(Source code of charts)

________________________________________

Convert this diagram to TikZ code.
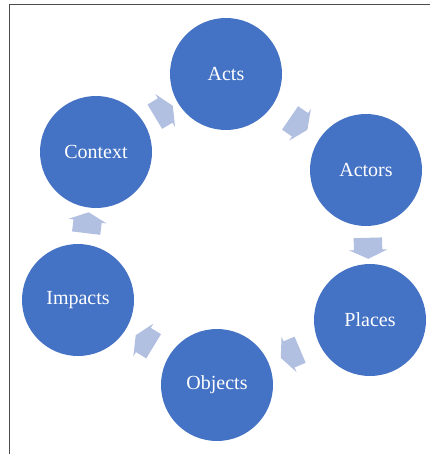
\documentclass[tikz,border=0pt]{standalone}
\usepackage{fontspec}
\setmainfont{Liberation Serif}
\usepackage{xcolor}
\usepackage{tikz}
\usetikzlibrary{shapes.arrows,calc}

\definecolor{cycleblue}{HTML}{4472C4}
\definecolor{arrowblue}{HTML}{B1BFE1}

\begin{document}
\begin{tikzpicture}[x=1pt, y=-1pt,
    stage/.style={circle, fill=cycleblue, text=white, minimum size=112pt, inner sep=0pt,
                  font=\fontsize{20}{24}\selectfont},
    turn/.style={single arrow, fill=arrowblue, inner xsep=0pt, inner ysep=14pt,
                 minimum height=21pt, single arrow head extend=5pt, single arrow tip angle=130}]
    \useasboundingbox (0,0) rectangle (430,454);

    % Frame lines on top and left
    \draw[black!70, line width=1pt] (9.5,454) -- (9.5,4.3) -- (430,4.3);

    % Stages of the cycle
    \node[stage] (acts) at (226,74) {Acts};
    \node[stage] (actors) at (366,170) {Actors};
    \node[stage] (places) at (370,320) {Places};
    \node[stage] (objects) at (217,385) {Objects};
    \node[stage] (impacts) at (78,300) {Impacts};
    \node[stage] (context) at (96,152) {Context};

    % Block arrows half way between neighbours
    \foreach \a/\b in {acts/actors, actors/places, places/objects,
                       objects/impacts, impacts/context, context/acts}
        \path let \p1=(\a.center), \p2=(\b.center), \n1={atan2(\y2-\y1,\x2-\x1)} in
            node[turn, rotate=\n1] (\a-\b) at ($(\a)!0.5!(\b)$) {};
\end{tikzpicture}
\end{document}
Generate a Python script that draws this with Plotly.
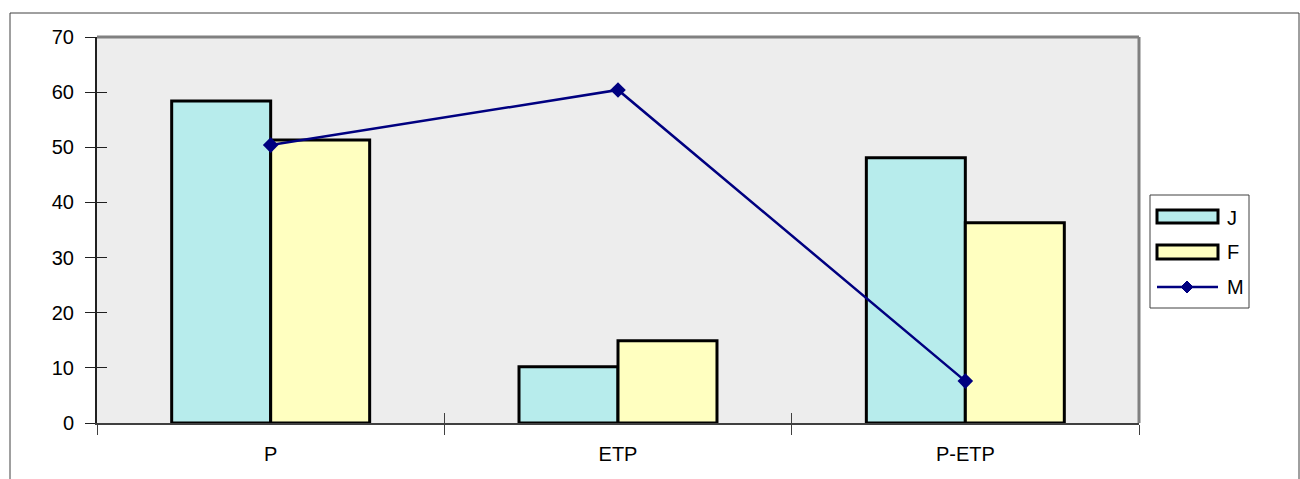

________________________________________

### [Description of the task]
Could you repeat all of the material exactly? Pictures should not be copied.

### [In response]
Convert this diagram to TikZ code.
\documentclass[tikz,border=0pt]{standalone}
\usepackage{fontspec}
\setmainfont{Liberation Serif}
\usepackage{xcolor}
\usepackage{tikz}
\usetikzlibrary{shapes.arrows,calc}

\definecolor{cycleblue}{HTML}{4472C4}
\definecolor{arrowblue}{HTML}{B1BFE1}

\begin{document}
\begin{tikzpicture}[x=1pt, y=-1pt,
    stage/.style={circle, fill=cycleblue, text=white, minimum size=112pt, inner sep=0pt,
                  font=\fontsize{20}{24}\selectfont},
    turn/.style={single arrow, fill=arrowblue, inner xsep=0pt, inner ysep=14pt,
                 minimum height=21pt, single arrow head extend=5pt, single arrow tip angle=130}]
    \useasboundingbox (0,0) rectangle (430,454);

    % Frame lines on top and left
    \draw[black!70, line width=1pt] (9.5,454) -- (9.5,4.3) -- (430,4.3);

    % Stages of the cycle
    \node[stage] (acts) at (226,74) {Acts};
    \node[stage] (actors) at (366,170) {Actors};
    \node[stage] (places) at (370,320) {Places};
    \node[stage] (objects) at (217,385) {Objects};
    \node[stage] (impacts) at (78,300) {Impacts};
    \node[stage] (context) at (96,152) {Context};

    % Block arrows half way between neighbours
    \foreach \a/\b in {acts/actors, actors/places, places/objects,
                       objects/impacts, impacts/context, context/acts}
        \path let \p1=(\a.center), \p2=(\b.center), \n1={atan2(\y2-\y1,\x2-\x1)} in
            node[turn, rotate=\n1] (\a-\b) at ($(\a)!0.5!(\b)$) {};
\end{tikzpicture}
\end{document}
Generate a Python script that draws this with Plotly.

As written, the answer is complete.